### Set problem
Quote the data exactly, first line to the line containing "const yAxisTitle = 'Predicted pLDDT Score';", with no pictures.
* BEGIN *
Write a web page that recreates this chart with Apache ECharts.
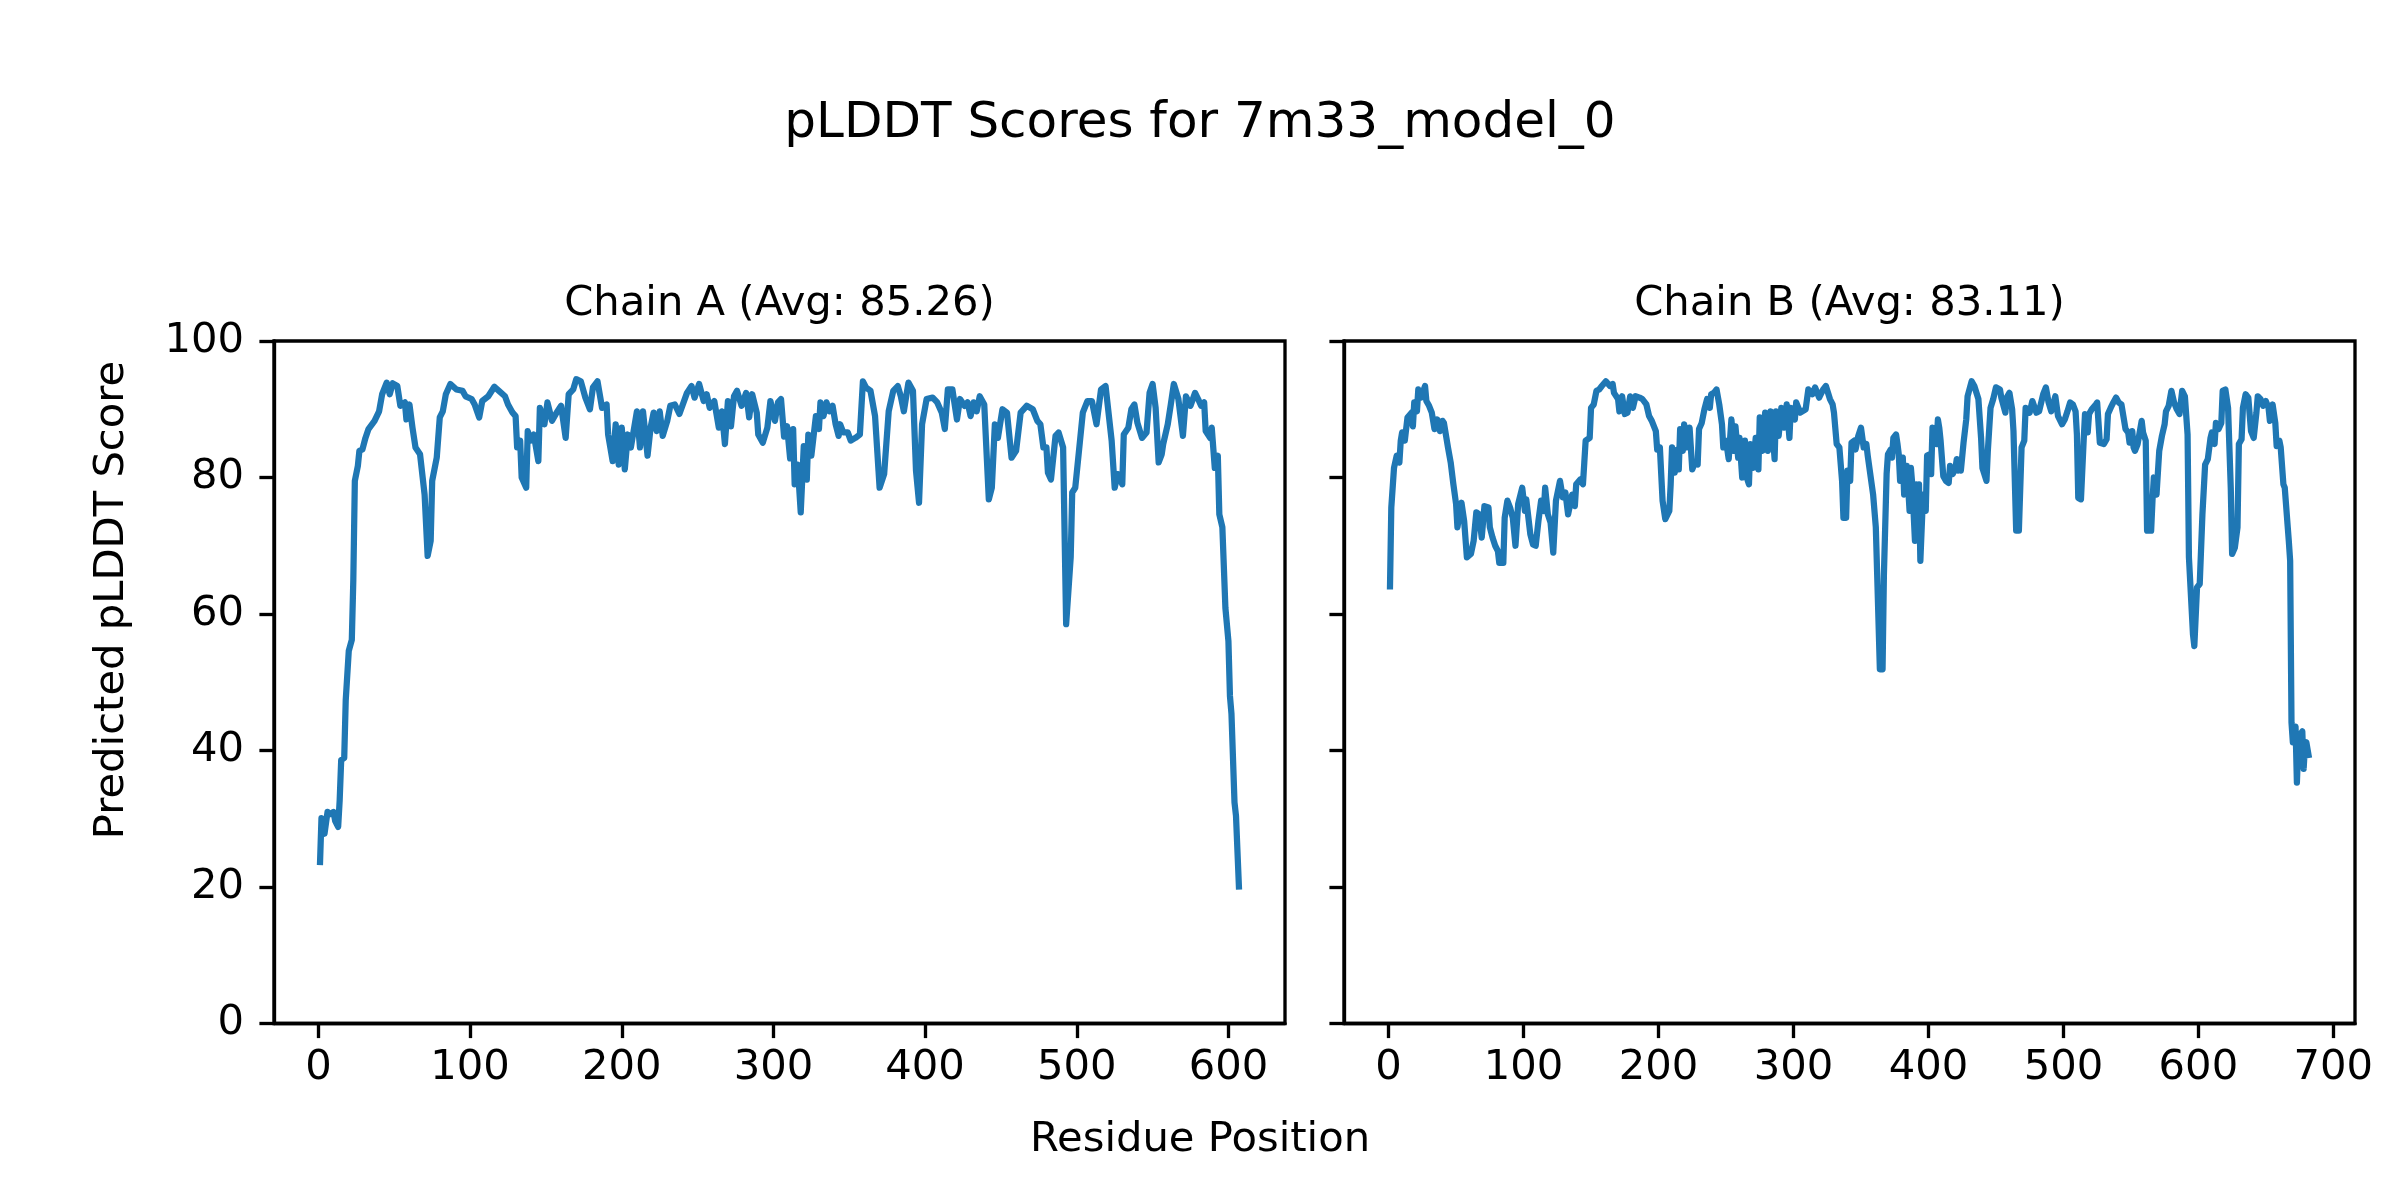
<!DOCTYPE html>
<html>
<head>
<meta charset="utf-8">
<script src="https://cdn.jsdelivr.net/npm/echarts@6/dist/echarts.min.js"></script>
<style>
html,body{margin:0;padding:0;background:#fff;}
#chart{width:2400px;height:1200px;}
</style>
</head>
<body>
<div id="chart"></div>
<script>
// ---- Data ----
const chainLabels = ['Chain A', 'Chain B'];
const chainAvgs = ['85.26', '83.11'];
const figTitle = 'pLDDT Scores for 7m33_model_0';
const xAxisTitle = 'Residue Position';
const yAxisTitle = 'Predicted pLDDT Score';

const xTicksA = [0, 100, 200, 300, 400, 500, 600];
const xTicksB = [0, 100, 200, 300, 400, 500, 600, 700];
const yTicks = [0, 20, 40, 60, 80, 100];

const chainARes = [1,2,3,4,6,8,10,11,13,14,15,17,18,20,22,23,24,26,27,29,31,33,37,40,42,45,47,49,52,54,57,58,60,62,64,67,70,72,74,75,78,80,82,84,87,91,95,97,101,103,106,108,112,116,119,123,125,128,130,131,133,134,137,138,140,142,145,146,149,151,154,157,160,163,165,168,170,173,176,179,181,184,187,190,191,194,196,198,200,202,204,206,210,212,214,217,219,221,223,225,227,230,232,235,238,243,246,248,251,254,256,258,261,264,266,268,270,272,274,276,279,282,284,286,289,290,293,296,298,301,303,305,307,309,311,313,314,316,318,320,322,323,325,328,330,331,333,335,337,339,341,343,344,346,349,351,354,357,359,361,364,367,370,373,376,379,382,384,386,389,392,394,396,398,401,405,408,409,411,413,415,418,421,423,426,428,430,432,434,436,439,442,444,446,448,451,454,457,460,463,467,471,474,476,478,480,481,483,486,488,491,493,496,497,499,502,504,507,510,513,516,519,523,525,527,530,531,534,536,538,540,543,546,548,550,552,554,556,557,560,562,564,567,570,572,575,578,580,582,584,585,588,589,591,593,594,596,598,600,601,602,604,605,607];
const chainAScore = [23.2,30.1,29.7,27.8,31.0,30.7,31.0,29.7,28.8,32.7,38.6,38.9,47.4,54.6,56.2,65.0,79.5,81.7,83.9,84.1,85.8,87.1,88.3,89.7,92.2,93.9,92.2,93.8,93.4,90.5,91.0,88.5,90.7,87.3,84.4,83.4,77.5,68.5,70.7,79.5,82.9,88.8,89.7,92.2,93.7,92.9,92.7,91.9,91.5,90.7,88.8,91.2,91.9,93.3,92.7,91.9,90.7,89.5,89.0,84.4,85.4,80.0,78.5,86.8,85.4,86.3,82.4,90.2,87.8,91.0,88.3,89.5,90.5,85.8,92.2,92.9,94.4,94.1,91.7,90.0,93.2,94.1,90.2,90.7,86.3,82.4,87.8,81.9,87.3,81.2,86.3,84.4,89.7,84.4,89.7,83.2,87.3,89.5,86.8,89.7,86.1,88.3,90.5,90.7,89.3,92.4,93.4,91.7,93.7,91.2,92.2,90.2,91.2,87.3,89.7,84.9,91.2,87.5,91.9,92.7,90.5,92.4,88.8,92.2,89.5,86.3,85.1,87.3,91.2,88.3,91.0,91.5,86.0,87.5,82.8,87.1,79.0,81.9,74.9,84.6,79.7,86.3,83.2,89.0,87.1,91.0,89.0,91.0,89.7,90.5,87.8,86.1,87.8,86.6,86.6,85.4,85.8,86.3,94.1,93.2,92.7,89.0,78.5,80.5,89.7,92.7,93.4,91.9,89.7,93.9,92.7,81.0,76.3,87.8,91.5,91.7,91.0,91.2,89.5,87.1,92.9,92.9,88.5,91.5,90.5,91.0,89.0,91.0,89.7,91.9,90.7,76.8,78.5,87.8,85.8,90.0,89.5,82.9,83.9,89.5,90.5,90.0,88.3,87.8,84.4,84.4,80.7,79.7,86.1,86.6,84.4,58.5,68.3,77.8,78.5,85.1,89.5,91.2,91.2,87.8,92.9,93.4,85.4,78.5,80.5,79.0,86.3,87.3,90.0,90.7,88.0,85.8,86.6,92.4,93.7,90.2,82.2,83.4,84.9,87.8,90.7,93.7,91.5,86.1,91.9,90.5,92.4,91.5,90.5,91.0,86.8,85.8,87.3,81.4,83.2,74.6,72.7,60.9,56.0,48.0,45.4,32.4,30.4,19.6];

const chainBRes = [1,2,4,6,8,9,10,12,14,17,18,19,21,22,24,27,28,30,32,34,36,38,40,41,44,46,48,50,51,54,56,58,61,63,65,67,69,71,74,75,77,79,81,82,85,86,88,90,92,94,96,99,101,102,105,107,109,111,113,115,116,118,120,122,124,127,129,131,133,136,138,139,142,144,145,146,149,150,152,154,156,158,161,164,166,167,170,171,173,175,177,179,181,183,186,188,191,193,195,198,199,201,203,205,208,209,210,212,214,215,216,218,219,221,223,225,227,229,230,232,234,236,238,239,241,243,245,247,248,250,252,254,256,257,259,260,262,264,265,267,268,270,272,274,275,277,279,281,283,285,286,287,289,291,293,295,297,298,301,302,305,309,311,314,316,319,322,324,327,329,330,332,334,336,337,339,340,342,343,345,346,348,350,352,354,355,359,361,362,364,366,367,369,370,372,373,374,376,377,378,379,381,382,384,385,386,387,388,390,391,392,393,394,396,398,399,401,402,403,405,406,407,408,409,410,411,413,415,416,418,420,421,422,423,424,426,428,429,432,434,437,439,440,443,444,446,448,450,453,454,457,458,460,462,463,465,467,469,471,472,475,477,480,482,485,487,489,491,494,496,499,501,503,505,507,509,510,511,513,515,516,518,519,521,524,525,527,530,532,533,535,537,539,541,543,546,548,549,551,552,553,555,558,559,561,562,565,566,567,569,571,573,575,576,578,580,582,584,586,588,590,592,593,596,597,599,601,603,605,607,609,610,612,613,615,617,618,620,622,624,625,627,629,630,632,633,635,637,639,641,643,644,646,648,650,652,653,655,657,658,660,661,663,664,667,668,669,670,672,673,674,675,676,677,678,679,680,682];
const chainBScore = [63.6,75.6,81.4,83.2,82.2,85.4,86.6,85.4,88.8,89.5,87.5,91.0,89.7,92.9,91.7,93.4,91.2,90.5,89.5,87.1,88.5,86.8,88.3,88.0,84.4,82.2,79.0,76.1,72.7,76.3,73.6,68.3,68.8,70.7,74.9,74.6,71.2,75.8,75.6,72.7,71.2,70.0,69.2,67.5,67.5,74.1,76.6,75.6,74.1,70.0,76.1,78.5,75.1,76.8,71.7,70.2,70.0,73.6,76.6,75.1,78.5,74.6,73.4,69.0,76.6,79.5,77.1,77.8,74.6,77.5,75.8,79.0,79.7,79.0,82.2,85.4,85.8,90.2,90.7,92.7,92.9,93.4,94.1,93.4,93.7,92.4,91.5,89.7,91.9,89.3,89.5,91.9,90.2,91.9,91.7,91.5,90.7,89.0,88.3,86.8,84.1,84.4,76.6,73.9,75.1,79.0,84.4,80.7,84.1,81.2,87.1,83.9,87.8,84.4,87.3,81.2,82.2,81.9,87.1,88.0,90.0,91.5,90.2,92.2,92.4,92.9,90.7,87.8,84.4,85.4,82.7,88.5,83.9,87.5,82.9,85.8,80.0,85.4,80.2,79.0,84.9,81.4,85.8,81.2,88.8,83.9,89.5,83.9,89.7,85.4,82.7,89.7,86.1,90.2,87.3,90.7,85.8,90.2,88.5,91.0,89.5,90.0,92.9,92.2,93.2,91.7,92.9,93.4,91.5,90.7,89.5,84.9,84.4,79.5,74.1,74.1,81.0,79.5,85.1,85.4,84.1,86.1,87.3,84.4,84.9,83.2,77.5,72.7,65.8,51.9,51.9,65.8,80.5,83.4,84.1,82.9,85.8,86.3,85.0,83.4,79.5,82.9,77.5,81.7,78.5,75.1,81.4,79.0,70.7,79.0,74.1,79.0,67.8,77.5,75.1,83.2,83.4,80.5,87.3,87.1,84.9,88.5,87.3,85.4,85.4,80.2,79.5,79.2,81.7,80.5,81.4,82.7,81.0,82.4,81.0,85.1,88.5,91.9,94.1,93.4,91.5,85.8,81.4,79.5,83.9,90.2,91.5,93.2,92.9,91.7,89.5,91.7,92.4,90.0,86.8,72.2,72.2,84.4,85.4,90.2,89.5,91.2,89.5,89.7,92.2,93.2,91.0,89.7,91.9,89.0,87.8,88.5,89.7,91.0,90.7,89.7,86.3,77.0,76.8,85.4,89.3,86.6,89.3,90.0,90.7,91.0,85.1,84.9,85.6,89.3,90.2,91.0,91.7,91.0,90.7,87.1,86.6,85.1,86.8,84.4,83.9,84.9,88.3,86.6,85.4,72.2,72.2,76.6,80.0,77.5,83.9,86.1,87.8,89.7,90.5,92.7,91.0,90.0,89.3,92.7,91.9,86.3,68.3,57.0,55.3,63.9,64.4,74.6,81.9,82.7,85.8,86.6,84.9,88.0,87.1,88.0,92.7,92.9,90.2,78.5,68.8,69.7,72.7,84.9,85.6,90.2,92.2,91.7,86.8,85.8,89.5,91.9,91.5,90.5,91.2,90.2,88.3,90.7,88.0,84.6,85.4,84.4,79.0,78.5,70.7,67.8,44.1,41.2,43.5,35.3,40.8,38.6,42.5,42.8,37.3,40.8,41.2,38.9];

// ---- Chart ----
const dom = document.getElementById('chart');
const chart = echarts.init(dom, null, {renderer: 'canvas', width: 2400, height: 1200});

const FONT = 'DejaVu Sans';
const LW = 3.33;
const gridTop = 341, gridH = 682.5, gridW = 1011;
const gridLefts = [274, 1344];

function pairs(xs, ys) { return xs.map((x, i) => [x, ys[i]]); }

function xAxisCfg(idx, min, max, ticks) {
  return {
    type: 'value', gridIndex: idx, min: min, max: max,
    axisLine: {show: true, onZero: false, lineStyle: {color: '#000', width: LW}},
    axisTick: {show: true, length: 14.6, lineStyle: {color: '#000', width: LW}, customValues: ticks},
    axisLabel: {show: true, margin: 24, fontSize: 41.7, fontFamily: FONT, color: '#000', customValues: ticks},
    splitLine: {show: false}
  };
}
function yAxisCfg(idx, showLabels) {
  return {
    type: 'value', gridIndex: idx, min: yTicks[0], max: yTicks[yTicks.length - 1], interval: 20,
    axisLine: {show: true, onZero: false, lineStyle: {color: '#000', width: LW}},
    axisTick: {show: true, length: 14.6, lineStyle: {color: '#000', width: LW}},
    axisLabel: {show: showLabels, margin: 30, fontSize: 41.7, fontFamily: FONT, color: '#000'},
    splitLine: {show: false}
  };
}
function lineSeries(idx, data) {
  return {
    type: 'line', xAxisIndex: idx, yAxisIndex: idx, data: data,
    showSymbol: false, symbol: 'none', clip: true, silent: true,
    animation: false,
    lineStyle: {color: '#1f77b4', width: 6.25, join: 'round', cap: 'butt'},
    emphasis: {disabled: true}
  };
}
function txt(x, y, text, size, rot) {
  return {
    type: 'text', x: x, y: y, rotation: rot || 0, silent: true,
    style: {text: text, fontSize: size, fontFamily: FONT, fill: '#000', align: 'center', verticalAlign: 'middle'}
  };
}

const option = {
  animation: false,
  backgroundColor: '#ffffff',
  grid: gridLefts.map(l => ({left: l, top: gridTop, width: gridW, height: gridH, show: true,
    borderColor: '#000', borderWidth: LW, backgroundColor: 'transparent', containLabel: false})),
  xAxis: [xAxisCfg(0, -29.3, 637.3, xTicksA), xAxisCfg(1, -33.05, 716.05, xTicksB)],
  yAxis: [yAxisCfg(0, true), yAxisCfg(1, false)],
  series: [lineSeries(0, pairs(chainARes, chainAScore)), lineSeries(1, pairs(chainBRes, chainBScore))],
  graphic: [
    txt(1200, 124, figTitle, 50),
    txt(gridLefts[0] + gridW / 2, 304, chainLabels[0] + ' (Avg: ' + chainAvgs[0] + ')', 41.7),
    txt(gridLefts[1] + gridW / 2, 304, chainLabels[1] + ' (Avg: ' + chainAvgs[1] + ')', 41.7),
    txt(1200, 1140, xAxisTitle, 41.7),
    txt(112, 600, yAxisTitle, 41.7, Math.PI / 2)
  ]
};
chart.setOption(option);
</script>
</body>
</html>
* END *
### The response
Write a web page that recreates this chart with Apache ECharts.
<!DOCTYPE html>
<html>
<head>
<meta charset="utf-8">
<script src="https://cdn.jsdelivr.net/npm/echarts@6/dist/echarts.min.js"></script>
<style>
html,body{margin:0;padding:0;background:#fff;}
#chart{width:2400px;height:1200px;}
</style>
</head>
<body>
<div id="chart"></div>
<script>
// ---- Data ----
const chainLabels = ['Chain A', 'Chain B'];
const chainAvgs = ['85.26', '83.11'];
const figTitle = 'pLDDT Scores for 7m33_model_0';
const xAxisTitle = 'Residue Position';
const yAxisTitle = 'Predicted pLDDT Score';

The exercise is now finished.